The original recording console Led Zeppelin used on their classic 'Stairway to Heaven' is going up for auction this month.
Bonhams auction house specialist, Claire Tole-Moir said it's "hard to overestimate how crucial a role this console has played in the British rock and pop scene. ... This console is a piece of Britain’s modern cultural history."
So, we know it isn't going to go for cheap.
The console itself is a hybrid of two separate studio desks, both built by Helios Electronics. The first is the Basing Street Studio 2 console that was installed at Island Records' London studios back in 1969. The console was used on many famous recordings throughout its time there, including Bob Marley and the Wailers' 'I Shot the Sheriff', Cat Stevens' 'Peace Train' and parts of the Rolling Stones' 'Angie'. That's a lot of history for one desk.
Led Zeppelin's legendary recording took place in December 1970, when the band began work on their fourth album.

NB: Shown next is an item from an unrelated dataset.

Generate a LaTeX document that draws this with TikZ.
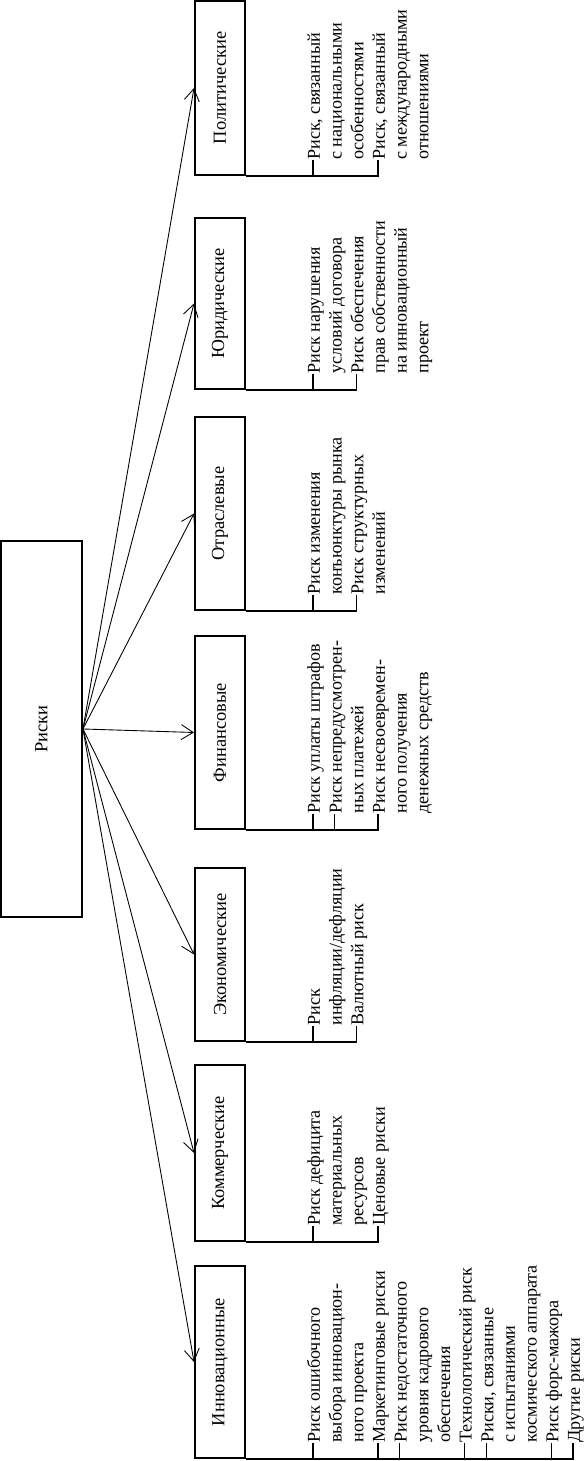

The work started at Basing Street, but most of the record was produced in a mobile studio owned by the Rolling Stones.
The other half of the HeliosCentric comes from a console used in the late Alvin Lee's studio from 1973 to 1979. Lee was the guitarist and singer for the band, Ten Years After, and worked throughout these years with many collaborators including George Harrison, Mick Fleetwood and Ronnie Wood.
The desks both eventually ended up in storage and were then rescued by music legends Elvis Costello and Chris Difford of Squeeze. The two teamed up in 1996, opening their own recording studio, and they spent years fusing the two historic consoles into one desk. The studio has since attracted many famous contemporary artists, including Sia, Cage the Elephant and Dido.
Bonhams of London will sell the console to the highest bidder at the auction on 11th December.